Personal information
- Born: 13 February 1981 (age 45)

Chess career
- Country: Romania
- Title: Grandmaster (2001)
- FIDE rating: 2534 (July 2026)
- Peak rating: 2632 (February 2013)

= Levente Vajda =

Romanian chess grandmaster (born 1981)

Levente Vajda (born 13 February 1981) is a Romanian chess grandmaster, earning his title in 2001.

==Biography==
From an early age, Vajda was a permanent representative of Romania at the World Youth Chess Championships. In 1993, in Bratislava, he won bronze medal in the under-12 age group; a year later, he repeated this success in Szeged in the under-14 age group. In 1997, in Yerevan Levente Vajda won gold medal in under-16 age group, and he won another bronze medal in 1998 in Oropesa del Mar in the under-18 age group. In 1994, in Paris, he ranked second in the European Youth Rapid Chess Championship.

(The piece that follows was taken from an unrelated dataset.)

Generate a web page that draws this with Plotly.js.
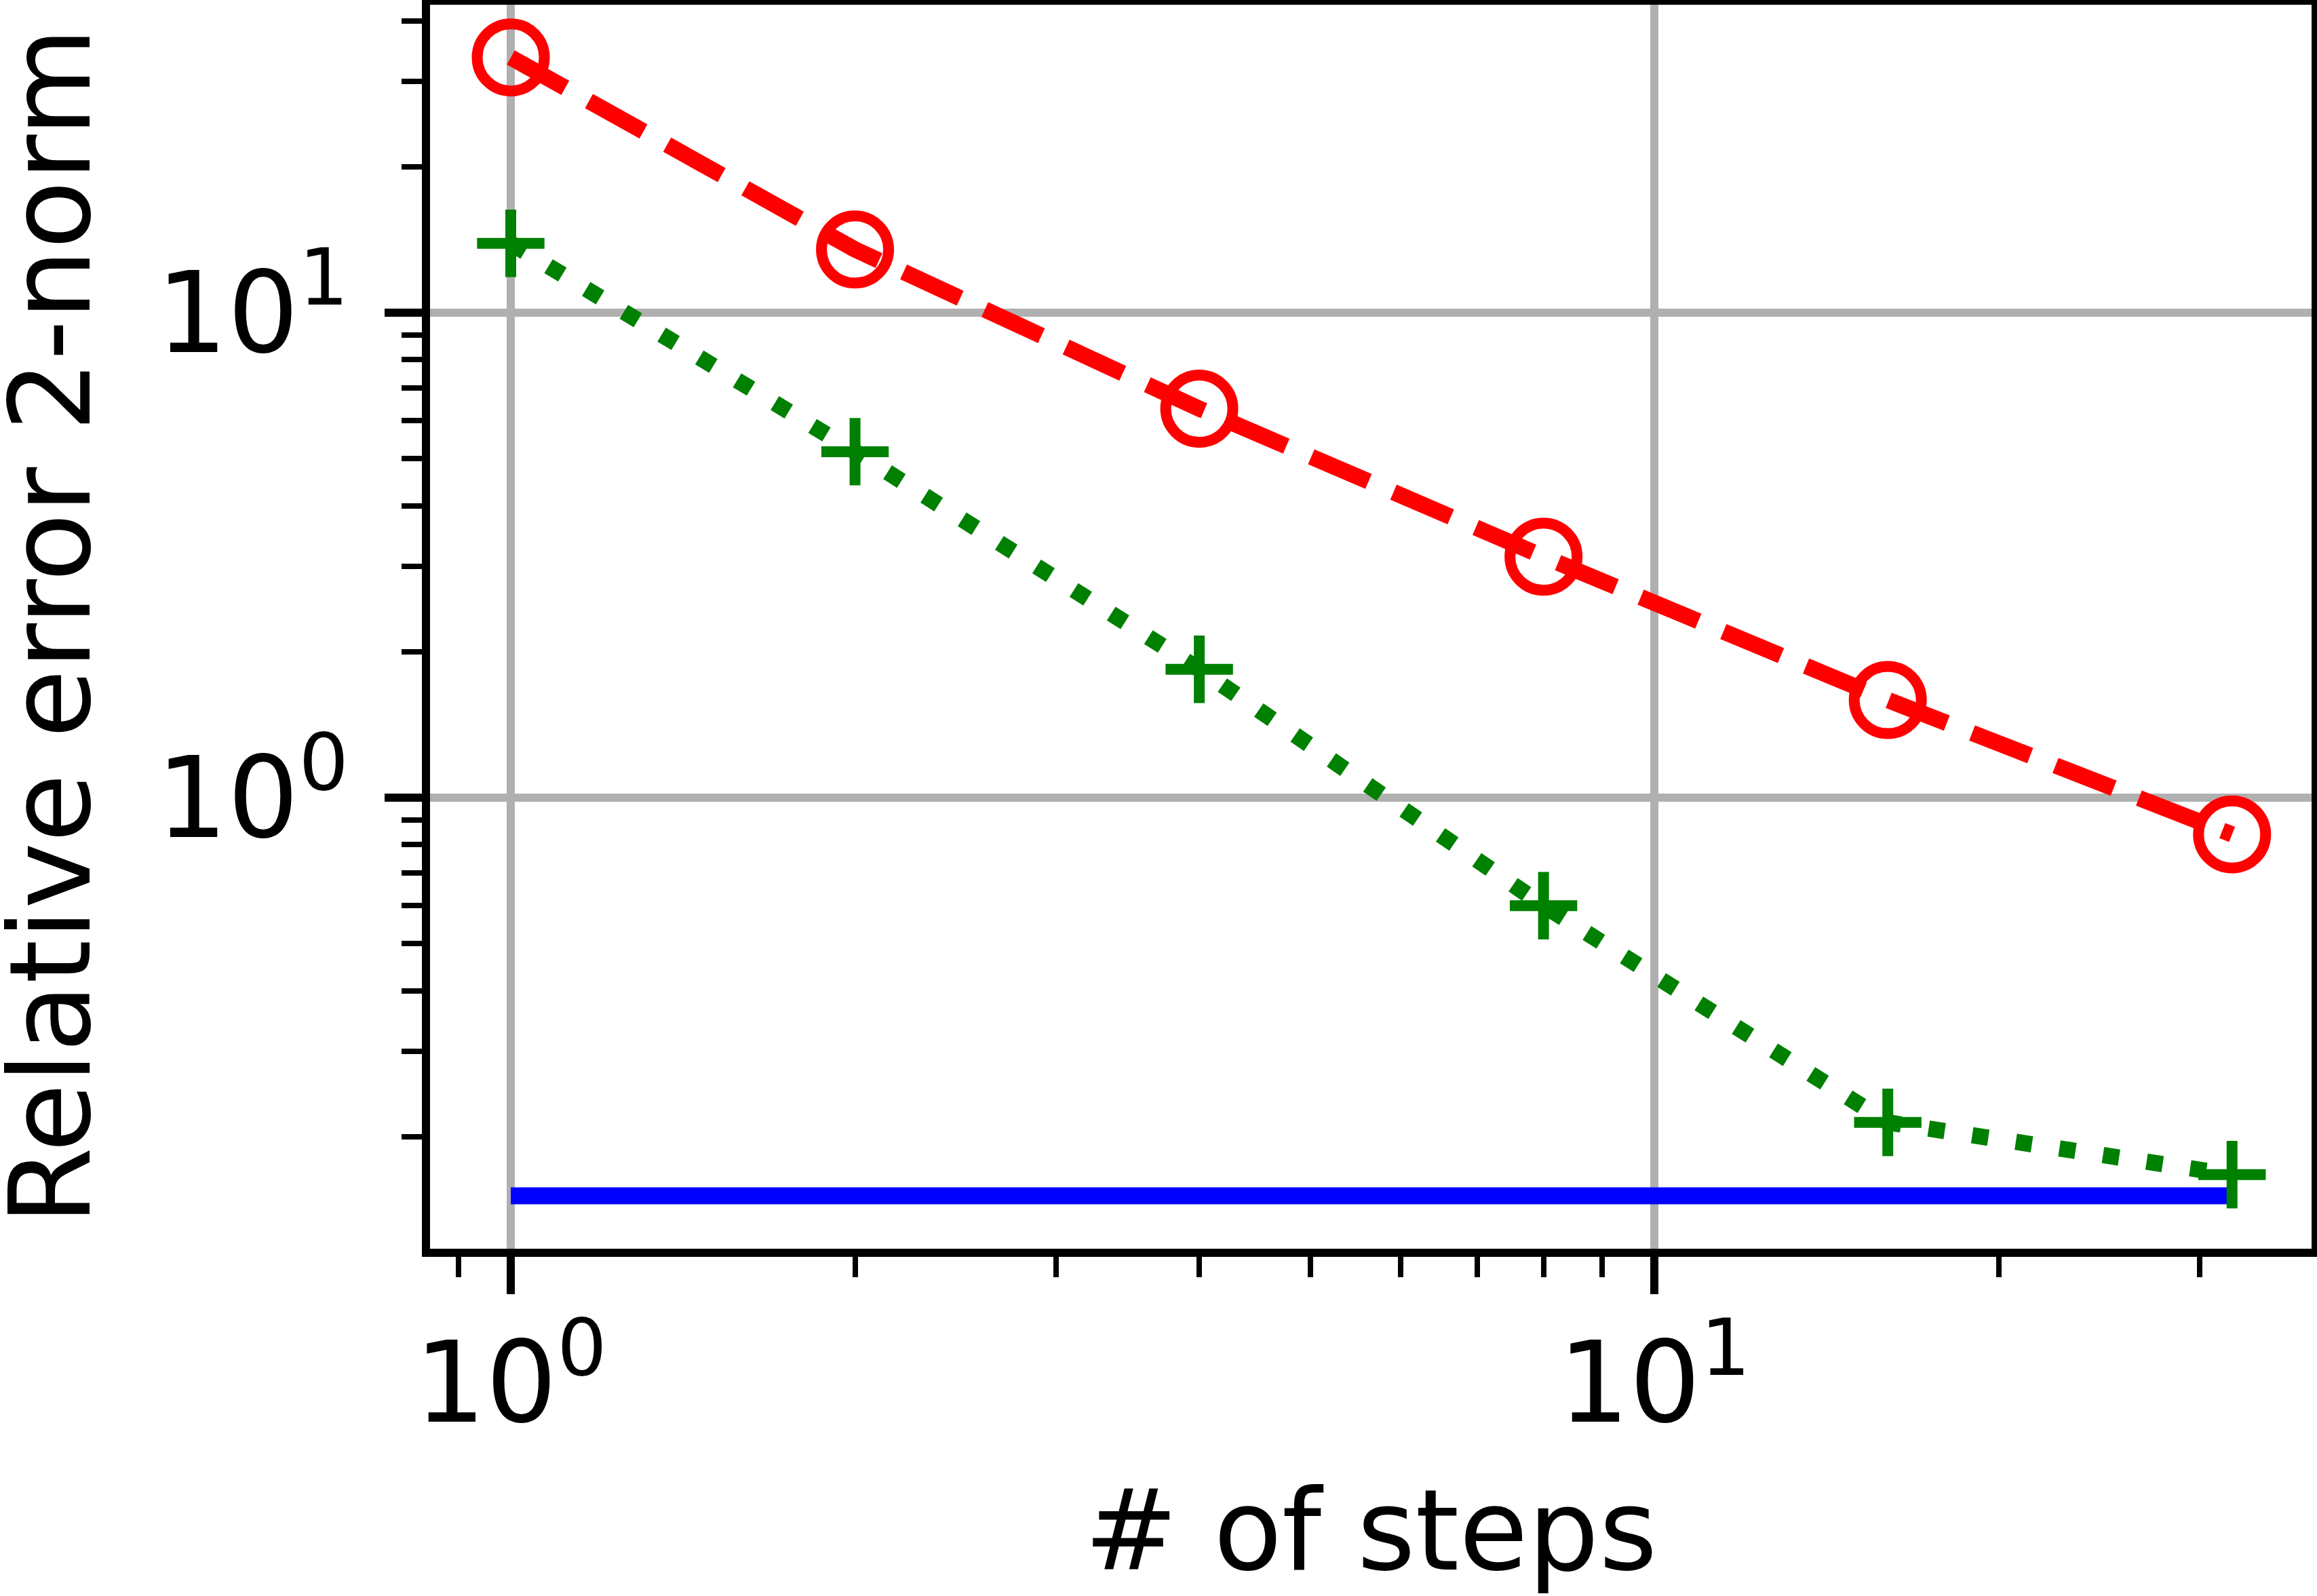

From the late 1990s, he was one of the leading Romanian chess players. He has won five individual Romanian Chess Championships medals: four silver (1998, 2002, 2004, 2012) and bronze (2003).

Vajda has achieved many successes at international chess tournaments, including winning or sharing first place eleven times in cyclical Grandmaster tournaments First Saturday in Budapest (in 2000–2007). In 1996, he achieved the same result in Balatonberény, and in 1998 he won in Bucharest. In 2002, Levente Vajda finished first in the Europe Nagymesterverseny tournament in Budapest. In 2004, he won tournaments in Balatonlelle and Göd, while the following year Levente Vajda triumphed in Victor Ciocâltea memorial in Bucharest. In 2006, he took first place in Fourmies and Eforie, while in 2007 he triumphed in Balatonlelle.

He played for Romania in the Chess Olympiads:
- In 1998, at second reserve board in the 33rd Chess Olympiad in Elista (+2, =0, -1),
- In 2002, at first reserve board in the 35th Chess Olympiad in Bled (+4, =4, -2),
- In 2006, at first reserve board in the 37th Chess Olympiad in Turin (+5, =2, -4),
- In 2008, at reserve board in the 38th Chess Olympiad in Dresden (+5, =1, -3),
- In 2012, at fourth board in the 40th Chess Olympiad in Istanbul (+6, =3, -1),
- In 2014, at reserve board in the 41st Chess Olympiad in Tromsø (+2, =4, -1),
- In 2018, at fourth board in the 43rd Chess Olympiad in Batumi (+5, =1, -2).

Vajda played for Romania in the European Team Chess Championship:
- In 2011, at third board in the 18th European Team Chess Championship in Porto Carras (+4, =2, -2).

In 1996, he was awarded the FIDE International Master (IM) title, and in 2001 he received the FIDE Grandmaster (GM) title. Levente is the brother of Woman Grandmaster (WGM) Szidonia Vajda (born 1979).

Vajda streams on Twitch as GM_Trankuilizer. He competes in mini-tournaments on Lichess as Trankuilizer.